I've just installed some wall mounted dip bars with pads I got from eBay. Obviously once they're bolted to the wall they're permanent but you can mount them as close together as you like.


----------



## xpower (Jul 28, 2009)

http://www.powerhouse-fitness.co.uk/bodymax-cf315-adjustable-squat-and-dip-rack.php

http://www.powerhouse-fitness.co.uk/bodymax-cf415-squat-and-dip-rack-with-spotter-catchers.php


----------



## BLUE(UK) (Jan 9, 2008)

Have you tried Face in for chest, Face out for triceps.


----------



## Moff (Dec 30, 2011)

I'v found another gym just down the road at the college that has the ajustable bars so I'm sorted now, train there once a week instead of my regular gym.

Wall mounted ones are deffinatly something to keep in mind for the future though!

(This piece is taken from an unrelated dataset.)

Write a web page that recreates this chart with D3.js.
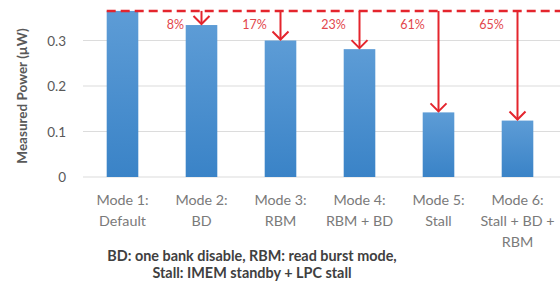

Blue- I do stay upright for tri's and lean in for chest but its the distance between the bars and the thickness of the bars themselves which make the movement feel less effective to me, may be in my head but I deffinatly get a better pump and the tri's feel more worked on these new bars, I'v noticed a few people have wrote down "better dipping bars" on the suggestion board so, it looks like its not just me that can't get on with them :laugh: hopefully they will get some better ones in soon


----------



## justin case (Jul 31, 2012)

you can buy some cheap builders trestles and they make ideal dipping bars and they fold away after use.


----------